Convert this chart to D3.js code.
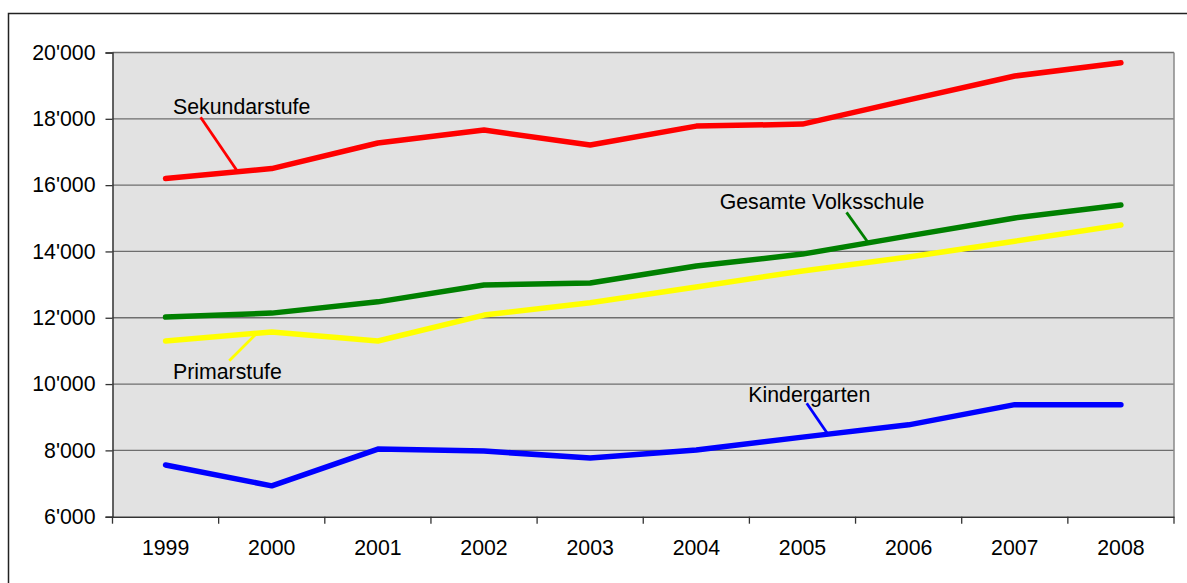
<!DOCTYPE html>
<html>
<head>
<meta charset="utf-8">
<script src="https://cdn.jsdelivr.net/npm/d3@7"></script>
<style>
  html, body { margin: 0; padding: 0; background: #fff; }
  svg { display: block; font-family: "Liberation Sans", Arial, sans-serif; }
</style>
</head>
<body>
<svg id="chart" width="1187" height="583"></svg>
<script>
// School years shown on the category axis
const years = ["1999", "2000", "2001", "2002", "2003", "2004", "2005", "2006", "2007", "2008"];

// Values per school level
const sekundarstufe   = [16200, 16500, 17270, 17660, 17210, 17780, 17840, 18570, 19290, 19690];
const gesamteVolks    = [12020, 12140, 12480, 12990, 13050, 13560, 13920, 14470, 15010, 15400];
const primarstufe     = [11300, 11570, 11300, 12080, 12450, 12930, 13410, 13830, 14310, 14800];
const kindergarten    = [7560, 6930, 8040, 7980, 7770, 8010, 8400, 8770, 9380, 9380];

// Value axis ticks
const yTicks = [6000, 8000, 10000, 12000, 14000, 16000, 18000, 20000];

// Series (drawn in this order)
const series = [
  { name: "Sekundarstufe", values: sekundarstufe, color: "#ff0000" },
  { name: "Gesamte Volksschule", values: gesamteVolks, color: "#008000" },
  { name: "Primarstufe", values: primarstufe, color: "#ffff00" },
  { name: "Kindergarten", values: kindergarten, color: "#0000ff" }
];

// Callout labels: text anchor (category index, value), leader start (index, value),
// leader end lies on the series line at fractional category index `at`
const callouts = [
  { series: 0, text: [0.07, 18145], from: [0.33, 18046], at: 0.68 },
  { series: 1, text: [5.22, 15280], from: [6.415, 15180], at: 6.62 },
  { series: 2, text: [0.07, 10153], from: [0.60, 10705], at: 0.86 },
  { series: 3, text: [5.49, 9468],  from: [6.04, 9420],  at: 6.24 }
];

const FONT = 21.3;
const svg = d3.select("#chart");
const W = 1187, H = 583;
const plot = { left: 112.5, top: 52.5, right: 1174, bottom: 516.7 };

// Outer chart frame
svg.append("rect")
  .attr("x", 8.5).attr("y", 13.5)
  .attr("width", W + 20).attr("height", H + 20)
  .attr("fill", "#fff").attr("stroke", "#222").attr("stroke-width", 1.5);

const x = d3.scaleBand().domain(years).range([plot.left, plot.right]).padding(0);
const y = d3.scaleLinear().domain([6000, 20000]).range([plot.bottom, plot.top]);
const cx = i => plot.left + x.step() * (i + 0.5);

// Plot background
svg.append("rect")
  .attr("x", plot.left).attr("y", plot.top)
  .attr("width", plot.right - plot.left).attr("height", plot.bottom - plot.top)
  .attr("fill", "#e2e2e2");

// Horizontal gridlines
svg.append("g").selectAll("line")
  .data(yTicks.slice(1))
  .join("line")
  .attr("x1", plot.left).attr("x2", plot.right)
  .attr("y1", d => y(d)).attr("y2", d => y(d))
  .attr("stroke", "#6e6e6e").attr("stroke-width", 1.3);

// Right border of plot area
svg.append("line")
  .attr("x1", plot.right).attr("x2", plot.right)
  .attr("y1", plot.top).attr("y2", plot.bottom)
  .attr("stroke", "#888").attr("stroke-width", 1.5);

const fmt = d => d3.format(",")(d).replace(/,/g, "'");

// Y axis
const yAxis = d3.axisLeft(y).tickValues(yTicks).tickFormat(fmt).tickSize(7).tickPadding(10);
const gy = svg.append("g").attr("transform", `translate(${plot.left},0)`).call(yAxis);
gy.select(".domain").attr("stroke", "#333").attr("stroke-width", 1.5);
gy.selectAll(".tick line").attr("stroke", "#333").attr("stroke-width", 1.3);
gy.selectAll(".tick text").attr("font-size", FONT).attr("fill", "#000")
  .attr("font-family", "'Liberation Sans', Arial, sans-serif");

// X axis: ticks at category boundaries, labels centered
const xAxis = d3.axisBottom(x).tickSize(0).tickPadding(23);
const gx = svg.append("g").attr("transform", `translate(0,${plot.bottom})`).call(xAxis);
gx.select(".domain").attr("stroke", "#333").attr("stroke-width", 1.5);
gx.selectAll(".tick text").attr("font-size", FONT).attr("fill", "#000")
  .attr("font-family", "'Liberation Sans', Arial, sans-serif");
svg.append("g").selectAll("line")
  .data(d3.range(years.length + 1))
  .join("line")
  .attr("x1", i => plot.left + i * x.step()).attr("x2", i => plot.left + i * x.step())
  .attr("y1", plot.bottom).attr("y2", plot.bottom + 7)
  .attr("stroke", "#333").attr("stroke-width", 1.3);

// Series lines
const line = d3.line().x((d, i) => x(years[i]) + x.bandwidth() / 2).y(d => y(d));
svg.append("g").selectAll("path")
  .data(series)
  .join("path")
  .attr("d", s => line(s.values))
  .attr("fill", "none")
  .attr("stroke", s => s.color)
  .attr("stroke-width", 5.5)
  .attr("stroke-linecap", "round")
  .attr("stroke-linejoin", "round");

// Value of a series at a fractional category index
const valueAt = (vals, t) => {
  const i = Math.floor(t), f = t - i;
  return vals[i] + (vals[i + 1] - vals[i]) * f;
};

// Callouts with leader lines
const gc = svg.append("g");
callouts.forEach(c => {
  const s = series[c.series];
  gc.append("line")
    .attr("x1", cx(c.from[0])).attr("y1", y(c.from[1]))
    .attr("x2", cx(c.at)).attr("y2", y(valueAt(s.values, c.at)))
    .attr("stroke", s.color).attr("stroke-width", 2.8);
  gc.append("text")
    .attr("x", cx(c.text[0])).attr("y", y(c.text[1]))
    .attr("font-size", FONT).attr("fill", "#000")
    .text(s.name);
});
</script>
</body>
</html>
-*-
**YOUR OBJECTIVE:** Reproduce the full listing above verbatim, with no pictures included.

**WORKED ANSWER:**
Convert this chart to D3.js code.
<!DOCTYPE html>
<html>
<head>
<meta charset="utf-8">
<script src="https://cdn.jsdelivr.net/npm/d3@7"></script>
<style>
  html, body { margin: 0; padding: 0; background: #fff; }
  svg { display: block; font-family: "Liberation Sans", Arial, sans-serif; }
</style>
</head>
<body>
<svg id="chart" width="1187" height="583"></svg>
<script>
// School years shown on the category axis
const years = ["1999", "2000", "2001", "2002", "2003", "2004", "2005", "2006", "2007", "2008"];

// Values per school level
const sekundarstufe   = [16200, 16500, 17270, 17660, 17210, 17780, 17840, 18570, 19290, 19690];
const gesamteVolks    = [12020, 12140, 12480, 12990, 13050, 13560, 13920, 14470, 15010, 15400];
const primarstufe     = [11300, 11570, 11300, 12080, 12450, 12930, 13410, 13830, 14310, 14800];
const kindergarten    = [7560, 6930, 8040, 7980, 7770, 8010, 8400, 8770, 9380, 9380];

// Value axis ticks
const yTicks = [6000, 8000, 10000, 12000, 14000, 16000, 18000, 20000];

// Series (drawn in this order)
const series = [
  { name: "Sekundarstufe", values: sekundarstufe, color: "#ff0000" },
  { name: "Gesamte Volksschule", values: gesamteVolks, color: "#008000" },
  { name: "Primarstufe", values: primarstufe, color: "#ffff00" },
  { name: "Kindergarten", values: kindergarten, color: "#0000ff" }
];

// Callout labels: text anchor (category index, value), leader start (index, value),
// leader end lies on the series line at fractional category index `at`
const callouts = [
  { series: 0, text: [0.07, 18145], from: [0.33, 18046], at: 0.68 },
  { series: 1, text: [5.22, 15280], from: [6.415, 15180], at: 6.62 },
  { series: 2, text: [0.07, 10153], from: [0.60, 10705], at: 0.86 },
  { series: 3, text: [5.49, 9468],  from: [6.04, 9420],  at: 6.24 }
];

const FONT = 21.3;
const svg = d3.select("#chart");
const W = 1187, H = 583;
const plot = { left: 112.5, top: 52.5, right: 1174, bottom: 516.7 };

// Outer chart frame
svg.append("rect")
  .attr("x", 8.5).attr("y", 13.5)
  .attr("width", W + 20).attr("height", H + 20)
  .attr("fill", "#fff").attr("stroke", "#222").attr("stroke-width", 1.5);

const x = d3.scaleBand().domain(years).range([plot.left, plot.right]).padding(0);
const y = d3.scaleLinear().domain([6000, 20000]).range([plot.bottom, plot.top]);
const cx = i => plot.left + x.step() * (i + 0.5);

// Plot background
svg.append("rect")
  .attr("x", plot.left).attr("y", plot.top)
  .attr("width", plot.right - plot.left).attr("height", plot.bottom - plot.top)
  .attr("fill", "#e2e2e2");

// Horizontal gridlines
svg.append("g").selectAll("line")
  .data(yTicks.slice(1))
  .join("line")
  .attr("x1", plot.left).attr("x2", plot.right)
  .attr("y1", d => y(d)).attr("y2", d => y(d))
  .attr("stroke", "#6e6e6e").attr("stroke-width", 1.3);

// Right border of plot area
svg.append("line")
  .attr("x1", plot.right).attr("x2", plot.right)
  .attr("y1", plot.top).attr("y2", plot.bottom)
  .attr("stroke", "#888").attr("stroke-width", 1.5);

const fmt = d => d3.format(",")(d).replace(/,/g, "'");

// Y axis
const yAxis = d3.axisLeft(y).tickValues(yTicks).tickFormat(fmt).tickSize(7).tickPadding(10);
const gy = svg.append("g").attr("transform", `translate(${plot.left},0)`).call(yAxis);
gy.select(".domain").attr("stroke", "#333").attr("stroke-width", 1.5);
gy.selectAll(".tick line").attr("stroke", "#333").attr("stroke-width", 1.3);
gy.selectAll(".tick text").attr("font-size", FONT).attr("fill", "#000")
  .attr("font-family", "'Liberation Sans', Arial, sans-serif");

// X axis: ticks at category boundaries, labels centered
const xAxis = d3.axisBottom(x).tickSize(0).tickPadding(23);
const gx = svg.append("g").attr("transform", `translate(0,${plot.bottom})`).call(xAxis);
gx.select(".domain").attr("stroke", "#333").attr("stroke-width", 1.5);
gx.selectAll(".tick text").attr("font-size", FONT).attr("fill", "#000")
  .attr("font-family", "'Liberation Sans', Arial, sans-serif");
svg.append("g").selectAll("line")
  .data(d3.range(years.length + 1))
  .join("line")
  .attr("x1", i => plot.left + i * x.step()).attr("x2", i => plot.left + i * x.step())
  .attr("y1", plot.bottom).attr("y2", plot.bottom + 7)
  .attr("stroke", "#333").attr("stroke-width", 1.3);

// Series lines
const line = d3.line().x((d, i) => x(years[i]) + x.bandwidth() / 2).y(d => y(d));
svg.append("g").selectAll("path")
  .data(series)
  .join("path")
  .attr("d", s => line(s.values))
  .attr("fill", "none")
  .attr("stroke", s => s.color)
  .attr("stroke-width", 5.5)
  .attr("stroke-linecap", "round")
  .attr("stroke-linejoin", "round");

// Value of a series at a fractional category index
const valueAt = (vals, t) => {
  const i = Math.floor(t), f = t - i;
  return vals[i] + (vals[i + 1] - vals[i]) * f;
};

// Callouts with leader lines
const gc = svg.append("g");
callouts.forEach(c => {
  const s = series[c.series];
  gc.append("line")
    .attr("x1", cx(c.from[0])).attr("y1", y(c.from[1]))
    .attr("x2", cx(c.at)).attr("y2", y(valueAt(s.values, c.at)))
    .attr("stroke", s.color).attr("stroke-width", 2.8);
  gc.append("text")
    .attr("x", cx(c.text[0])).attr("y", y(c.text[1]))
    .attr("font-size", FONT).attr("fill", "#000")
    .text(s.name);
});
</script>
</body>
</html>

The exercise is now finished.